Reply rate matters a lot, especially to Gmail.

Try to reach out to business emails. If you can ask your friends to give you their business email address. Ask them to respond and you reply back like you would do normally when you exchange any other correspondence.

It’s important to make it seem natural. The frequency and volume of emails you send during the domain warm-up process should seem natural, so don’t use any automation at this point. Even those which send emails at random intervals, such as Woodpecker.

The email content plays a role too. Write like a human being. Don’t copy and paste some text you found online. No “lorem ipsum” types of messages. Make it simple and conversational.

STEP 4: Prepare a test campaign in Woodpecker

After you check your reputation, log into Woodpecker and send your first automated email campaign. You need up to twenty email addresses that you trust will not bounce.
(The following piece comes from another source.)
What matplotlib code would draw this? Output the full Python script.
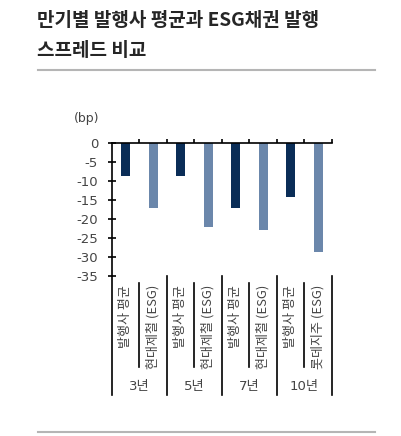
import matplotlib
matplotlib.use("Agg")
import matplotlib.pyplot as plt
from matplotlib.lines import Line2D

plt.rcParams['font.family'] = ['Noto Sans CJK KR', 'DejaVu Sans']

title = "만기별 발행사 평균과 ESG채권 발행\n스프레드 비교"
unit = "(bp)"
groups = ["3년", "5년", "7년", "10년"]
categories = ["발행사 평균", "현대제철 (ESG)",
              "발행사 평균", "현대제철 (ESG)",
              "발행사 평균", "현대제철 (ESG)",
              "발행사 평균", "롯데지주 (ESG)"]
values = [-8.7, -17.0, -8.7, -22.2, -17.0, -23.0, -14.2, -28.8]
yticks = [0, -5, -10, -15, -20, -25, -30, -35]

dark = "#0a2d57"
light = "#6b87ab"
colors = [dark if i % 2 == 0 else light for i in range(len(values))]

W, H = 402, 436
fig = plt.figure(figsize=(W / 100, H / 100), dpi=100)

def fx(px):
    return px / W

def fy(py):
    return 1 - py / H

# title and rules
fig.text(fx(37), fy(11), title, ha='left', va='top', fontsize=13.7,
         fontweight='bold', color='#262626', linespacing=1.7)
fig.add_artist(Line2D([fx(38), fx(375)], [fy(70), fy(70)], color='#b5b5b5', lw=1.5))
fig.add_artist(Line2D([fx(38), fx(375)], [fy(432), fy(432)], color='#b5b5b5', lw=1.5))

ax = fig.add_axes([fx(112), fy(276), fx(332) - fx(112), (276 - 143) / H])
x = list(range(len(values)))
ax.bar(x, values, width=0.34, color=colors)
ax.set_xlim(-0.5, len(values) - 0.5)
ax.set_ylim(-35, 0)

for s in ['right', 'bottom']:
    ax.spines[s].set_visible(False)
ax.spines['left'].set_linewidth(1.2)
ax.spines['top'].set_linewidth(1.2)
ax.spines['left'].set_bounds(-35, 0)

ax.set_yticks(yticks)
ax.set_yticklabels([str(v) for v in yticks], fontsize=9.5, color='#444444',
                   family='DejaVu Sans')
ax.tick_params(axis='y', direction='inout', length=6, width=1.2, pad=7)
ax.xaxis.tick_top()
ax.set_xticks([i + 0.5 for i in range(len(values))])
ax.set_xticklabels([])
ax.tick_params(axis='x', direction='out', length=3, width=1.2)

fig.text(fx(74), fy(118), unit, ha='left', va='center', fontsize=9,
         color='#444444', family='DejaVu Sans')

# bottom table lines (in data coords, unclipped)
def py2d(py):
    return -(py - 143) / 3.8

ax.plot([-0.5, -0.5], [-35, py2d(395)], color='black', lw=1.2, clip_on=False)
for i in range(len(values)):
    b = i + 0.5
    if i % 2 == 1:
        ax.plot([b, b], [-35, py2d(395)], color='black', lw=1.2, clip_on=False)
    else:
        ax.plot([b, b], [py2d(283), py2d(367)], color='black', lw=1.2, clip_on=False)

for i, c in enumerate(categories):
    ax.text(i, py2d(285), c, rotation=90, ha='center', va='top', fontsize=9.4,
            color='#444444', clip_on=False)
for g, name in enumerate(groups):
    ax.text(2 * g + 0.5, py2d(386), name, ha='center', va='center', fontsize=9.5,
            color='#444444', clip_on=False, family=['DejaVu Sans', 'Noto Sans CJK KR'])

fig.savefig("out.png", dpi=100)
In an ideal scenario, those addresses belong to your friends and colleagues, so you know they are real and you’ll get a reply.

You can send a test email at Woodpecker to an email address you generated at Mail-Tester. It will assess your email copy, so use the email copy you want to send in your actual campaign. There’s more about it in the blog post about warming up an email account.

How to Warm Up an Email Address Before Cold Outreach >>

Summing up

An email domain needs some time to get properly warmed up and be ready for outbound. So don’t rush the process. Don’t send massive campaigns and don’t set up multiple email addresses on your domain.

Remember that when you send massive campaigns even if your domain is old and has a good reputation may burn your domain. Take it lean and you should be alright.